The camera in The Bike Thief stays focused on the grim geography of working class life, its narrow confines and regimented rhythms. Human relations are dominated by the daily struggle to survive, which punishes the vulnerable and taxes the nervous system to its limits. The film creates an unusually intimate relationship between the viewer and the helmeted “Everyman.” Neither he nor his family remain abstractions. They live and breathe and evoke a deep personalized sympathy.
In an interview, lead actor Secăreanu mentions that “many of my friends in Romania know a lot about this situation. Two million people now live outside the country. Many of the Romania immigrants are college-educated, teachers, but take jobs such as delivery boys, cleaners, construction jobs and truck drivers. They do this only for the sake of their kids.”
Director Chambers notes that London has a multicultural population, and adds, speaking of the social situation in the city generally, “I am obsessed with the transition that you can go from an estate [housing project] right into a gentrified area. With COVID, we are more reliant on delivery guys. People need to be more aware and sensitive to them.”
The film is exceptional in that it is one instance where the updated version is neither an insult nor a travesty in regard to the original. It conveys some of the same social sentiment and anger as the De Sica film.
Based on a story by Cesare Zavattini, De Sica’s Bicycle Thieves opens with a government agent calling out the name of unemployed worker Antonio Ricci (Lamberto Maggiorani) as a desperate throng of Romans wait for a chance to work. Antonio is offered a job pasting posters on walls. It is a good job with family benefits, but absolutely requires someone owning a bicycle.
In fact, Antonio has had to pawn his bike. Now his wife Maria (Lianella Carell) will pawn their sheets to retrieve the vehicle. Relief is not long-lasting, as the bike is stolen on Antonio’s first day on the job! Much of the movie is taken up by Antonio’s tension-filled, needle-in-the-haystack quest, in the company of his devoted young son Bruno (Enzo Staiola), to find his stolen property, seen as his salvation, in Rome’s mean streets.
They begin at the Porta Portese market, where stolen bicycle parts end up on the black market. In these scenes, the strain on Antonio begins to become unbearable. De Sica also condemns the Catholic Church in passing, with its luxurious trappings, as it throws a few crumbs to the poor.

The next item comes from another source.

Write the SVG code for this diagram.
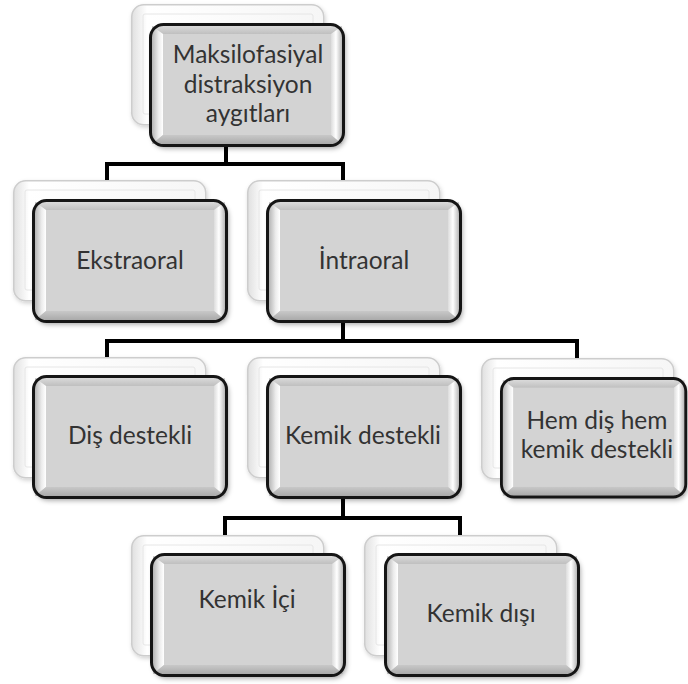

Father and son finally track down the thief and pursue him to a brothel, where hostile neighbors shield the culprit, another penniless soul (and an epileptic). As with the Chambers’ film, the police are useless. Physically and mentally depleted, Antonio makes a futile attempt to steal a bike. Now, a bewildered vision of sweat and rags, Antonio, with a traumatized Bruno at his side, elicits the sympathy of the bicycle’s owner. The movie’s last sequence is one of the most heart-wrenching in cinema.

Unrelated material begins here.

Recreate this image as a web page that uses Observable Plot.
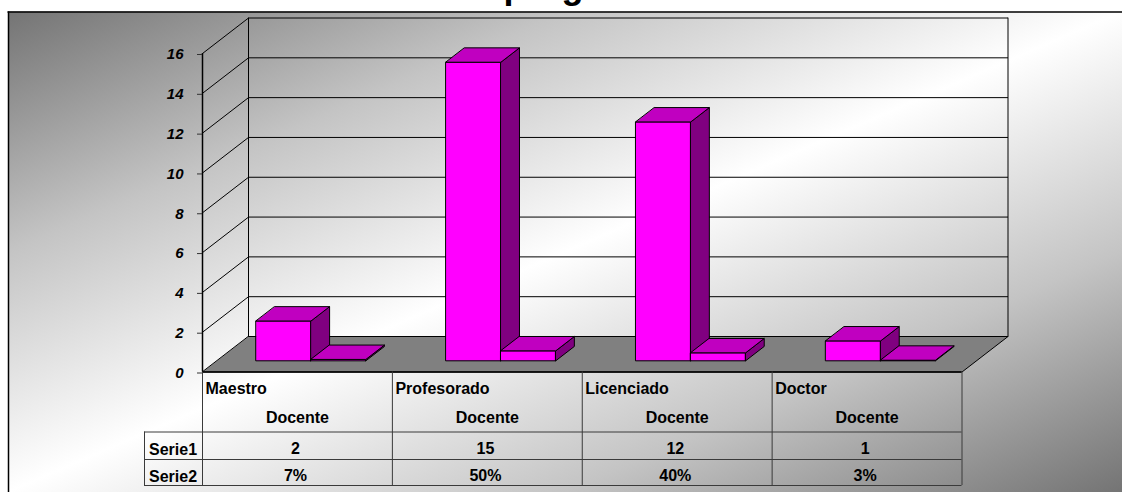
<!DOCTYPE html>
<html><head><meta charset="utf-8">
<script src="https://cdn.jsdelivr.net/npm/d3@7"></script>
<script src="https://cdn.jsdelivr.net/npm/@observablehq/plot@0.6"></script>
<style>html,body{margin:0;padding:0;background:#fff}svg{display:block}</style>
</head><body><div id="chart"></div>
<script>
const titleText = "programa";
const categories = ["Maestro", "Profesorado", "Licenciado", "Doctor"];
const subLabel = "Docente";
const serie1 = [2, 15, 12, 1];
const serie2 = [7, 50, 40, 3];
const yTicks = [0, 2, 4, 6, 8, 10, 12, 14, 16];
const rowNames = ["Serie1", "Serie2"];

// layout of the drawing, pixels
const L = 202, R = 961.5, B = 371.5, T = 53, W = 1122, H = 492;
const ux = (R - L) / categories.length, uy = (B - T) / 16;
const X = px => (px - L) / ux, Y = py => (B - py) / uy;
// oblique projection: a point at depth d (0 front, 1 back)
const DX = 46 / ux, DY = 35.5 / uy;
const P = (x, y, d) => ({x: x + d * DX, y: y + d * DY});

const gap = 0.206, bw = 0.289, d0 = 0.315, d1 = 0.72;
const front = [], top_ = [], side = [];
let id = 0;
const barsList = [];
categories.forEach((c, i) => {
  barsList.push({x: i + gap, v: serie1[i]});
  barsList.push({x: i + gap + bw, v: serie2[i] / 100});
});
barsList.forEach(b => {
  const a = b.x, e = b.x + bw, v = b.v, k = id++;
  const face = (arr, pts) => pts.forEach(p => arr.push({...p, k}));
  face(front, [P(a, 0, d0), P(e, 0, d0), P(e, v, d0), P(a, v, d0)]);
  face(top_, [P(a, v, d0), P(e, v, d0), P(e, v, d1), P(a, v, d1)]);
  face(side, [P(e, 0, d0), P(e, 0, d1), P(e, v, d1), P(e, v, d0)]);
});
// faces are kept per bar so the later bar overlaps the earlier one
const faceMarks = d3.range(id).flatMap(k => [
  Plot.line(front.filter(d => d.k === k), {x: "x", y: "y", curve: "linear-closed", fill: "#ff00ff", stroke: "#000", strokeWidth: 1}),
  Plot.line(side.filter(d => d.k === k), {x: "x", y: "y", curve: "linear-closed", fill: "#800080", stroke: "#000", strokeWidth: 1}),
  Plot.line(top_.filter(d => d.k === k), {x: "x", y: "y", curve: "linear-closed", fill: "#c000c0", stroke: "#000", strokeWidth: 1})
]);

const n = categories.length;
const floor = [P(0, 0, 0), P(n, 0, 0), P(n, 0, 1), P(0, 0, 1)];
const gridBack = yTicks.slice(1).map(v => ({v, a: P(0, v, 1), b: P(n, v, 1)}));
const gridSide = yTicks.slice(1).map(v => ({a: P(0, v, 0), b: P(0, v, 1)}));

const font = {fontFamily: "Liberation Sans, Arial, sans-serif", fontWeight: "bold", fontSize: 16, fill: "#000"};
const rowEdge = [Y(431.5), Y(459), Y(485)];
const colEdges = d3.range(n + 1);
const tableColor = "#3a3a3a";

const gradient = () => {
  const s = d3.create("svg:defs");
  const g = s.append("linearGradient").attr("id", "bg").attr("x1", 0).attr("y1", 0).attr("x2", 1).attr("y2", 1);
  g.append("stop").attr("offset", 0).attr("stop-color", "#747474");
  g.append("stop").attr("offset", 0.25).attr("stop-color", "#c4c4c4");
  g.append("stop").attr("offset", 0.5).attr("stop-color", "#ffffff");
  g.append("stop").attr("offset", 0.75).attr("stop-color", "#c4c4c4");
  g.append("stop").attr("offset", 1).attr("stop-color", "#747474");
  return s.node();
};

const plot = Plot.plot({
  width: W, height: H,
  marginLeft: L, marginRight: W - R, marginTop: T, marginBottom: H - B,
  style: {background: "#fff", fontFamily: "Liberation Sans, Arial, sans-serif", overflow: "hidden"},
  x: {type: "linear", domain: [0, n], axis: null},
  y: {type: "linear", domain: [0, 16]},
  marks: [
    gradient,
    Plot.rect([0], {x1: X(8), x2: X(W), y1: Y(11.5), y2: Y(H), fill: "url(#bg)"}),
    Plot.ruleY([Y(11.5)], {x1: X(7.5), x2: X(W), stroke: "#000", strokeWidth: 1.5}),
    Plot.ruleX([X(8)], {y1: Y(11.5), y2: Y(H), stroke: "#000", strokeWidth: 1.5}),
    Plot.text([titleText], {x: X(503), y: Y(-2.5), text: d => d, textAnchor: "start", lineAnchor: "bottom", fontFamily: font.fontFamily, fontWeight: "bold", fontSize: 36, fill: "#000"}),
    // walls
    Plot.link(gridBack, {x1: d => d.a.x, y1: d => d.a.y, x2: d => d.b.x, y2: d => d.b.y, stroke: "#000", strokeWidth: 1}),
    Plot.link(gridSide, {x1: d => d.a.x, y1: d => d.a.y, x2: d => d.b.x, y2: d => d.b.y, stroke: "#000", strokeWidth: 1}),
    Plot.line([P(0, 0, 1), P(0, 16, 1)], {x: "x", y: "y", stroke: "#000", strokeWidth: 1}),
    Plot.line([P(n, 0, 1), P(n, 16, 1)], {x: "x", y: "y", stroke: "#000", strokeWidth: 1}),
    // floor
    Plot.line(floor, {x: "x", y: "y", curve: "linear-closed", fill: "#808080", stroke: "#000", strokeWidth: 1}),
    ...faceMarks,
    // table
    Plot.ruleY([0], {x1: 0, x2: n, stroke: "#000", strokeWidth: 1.5}),
    Plot.ruleX(colEdges, {y1: 0, y2: rowEdge[2], stroke: tableColor, strokeWidth: 1}),
    Plot.ruleY(rowEdge, {x1: X(144), x2: n, stroke: tableColor, strokeWidth: 1}),
    Plot.ruleX([X(144)], {y1: rowEdge[0], y2: rowEdge[2], stroke: tableColor, strokeWidth: 1}),
    Plot.text(categories, {x: (d, i) => i + X(205), y: Y(388), text: d => d, textAnchor: "start", ...font}),
    Plot.text(categories, {x: (d, i) => i + 0.5, y: Y(417.5), text: () => subLabel, ...font}),
    Plot.text(serie1, {x: (d, i) => i + 0.49, y: Y(448.5), text: d => String(d), ...font}),
    Plot.text(serie2, {x: (d, i) => i + 0.49, y: Y(475), text: d => d + "%", ...font}),
    Plot.text(rowNames, {x: X(148.5), y: (d, i) => Y(i ? 476.5 : 449), text: d => d, textAnchor: "start", ...font}),
    // value axis
    Plot.ruleX([0], {y1: 0, y2: 16, stroke: "#000", strokeWidth: 1.5}),
    Plot.axisY({ticks: yTicks, tickSize: 5, tickPadding: 14, label: null, stroke: "#333", fontSize: 15, dy: 1, fontWeight: "bold", fontStyle: "italic", fill: "#000", textStroke: "none"})
  ]
});
document.getElementById("chart").appendChild(plot);
</script></body></html>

The black-and-white cinematography is both lyrical and agonizing, capturing the bleeding wounds of ruined, postwar Italy. The non-professionals perform with unity of purpose, their characters’ experiences directly associated with their own.

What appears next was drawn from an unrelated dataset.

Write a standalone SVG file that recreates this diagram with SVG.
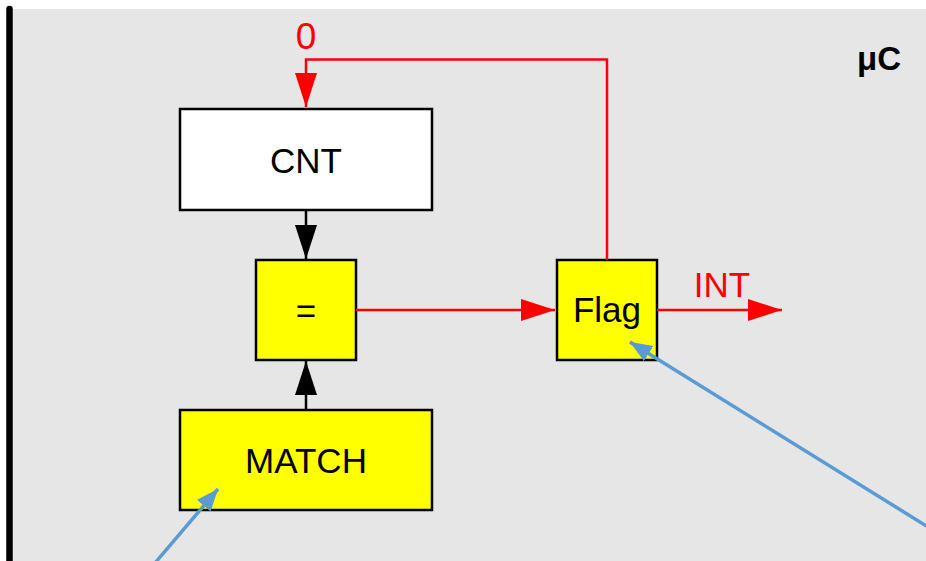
<svg xmlns="http://www.w3.org/2000/svg" width="926" height="561" viewBox="0 0 926 561">
<style>
.box{stroke:#000;stroke-width:2.5}
.y{fill:#FFFF00}
.t{font-family:"Liberation Sans",Arial,sans-serif;font-size:35px;text-anchor:middle;fill:#000}
.red{stroke:#FF0000;stroke-width:2.5;fill:none}
.blk{stroke:#000;stroke-width:2.5;fill:none}
.blue{stroke:#5B9BD5;stroke-width:3.5;fill:none}
</style>
<defs>
<marker id="ar" markerUnits="userSpaceOnUse" markerWidth="36" markerHeight="24" refX="34" refY="11" orient="auto"><path d="M0,0 L34,11 L0,22 Z" fill="#FF0000"/></marker>
<marker id="ab" markerUnits="userSpaceOnUse" markerWidth="36" markerHeight="24" refX="34" refY="11" orient="auto"><path d="M0,0 L34,11 L0,22 Z" fill="#000"/></marker>
<marker id="au" markerUnits="userSpaceOnUse" markerWidth="24" markerHeight="20" refX="22" refY="9" orient="auto"><path d="M0,0 L22,9 L0,18 Z" fill="#5B9BD5"/></marker>
</defs>
<rect x="0" y="0" width="926" height="561" fill="#FFFFFF"/>
<rect x="9" y="9" width="917" height="552" fill="#E6E6E6"/>
<line x1="9.5" y1="9" x2="9.5" y2="565" stroke="#000" stroke-width="6.5" stroke-linecap="round"/>
<text x="879" y="70" font-family="'Liberation Sans',Arial,sans-serif" font-size="33" font-weight="bold" text-anchor="middle">μC</text>
<g id="cnt">
<rect class="box" x="180" y="109" width="252" height="101" fill="#FFFFFF"/>
<text class="t" x="306" y="173">CNT</text>
</g>
<g id="eq">
<rect class="box y" x="256" y="260" width="100" height="100"/>
<text class="t" x="306" y="323">=</text>
</g>
<g id="match">
<rect class="box y" x="180" y="410" width="252" height="100"/>
<text class="t" x="306" y="473">MATCH</text>
</g>
<g id="flag">
<rect class="box y" x="557" y="260" width="100" height="100"/>
<text class="t" x="607" y="322">Flag</text>
</g>
<g id="connectors">
<path class="red" d="M607,260 V59.5 H306 V107" marker-end="url(#ar)"/>
<path class="red" d="M356,310 H555" marker-end="url(#ar)"/>
<path class="red" d="M657,310 H782" marker-end="url(#ar)"/>
<path class="blk" d="M306,210 V259" marker-end="url(#ab)"/>
<path class="blk" d="M306,410 V361" marker-end="url(#ab)"/>
<path class="blue" d="M155,563 L218,489" marker-end="url(#au)"/>
<path class="blue" d="M928,527 L630,342" marker-end="url(#au)"/>
<text x="306" y="49" class="t" style="fill:#FF0000;font-size:37px">0</text>
<text x="722" y="297" class="t" style="fill:#FF0000">INT</text>
</g>
</svg>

One critic aptly summed up the film’s concerns: “What seems to be a series of fortuitous episodes is in fact a carefully orchestrated tour through the various social hells of urban Italy at that time. And hidden beneath the semblance of life being lived is, in fact, one of the dominant themes of post-war Italian films: the kind of acts ordinary people are driven to by the circumstances of war and its aftermath.” (Ted Perry, Cinema: A Critical Dictionary )
“The kind of acts ordinary people are driven to.” So it was then, so it is now.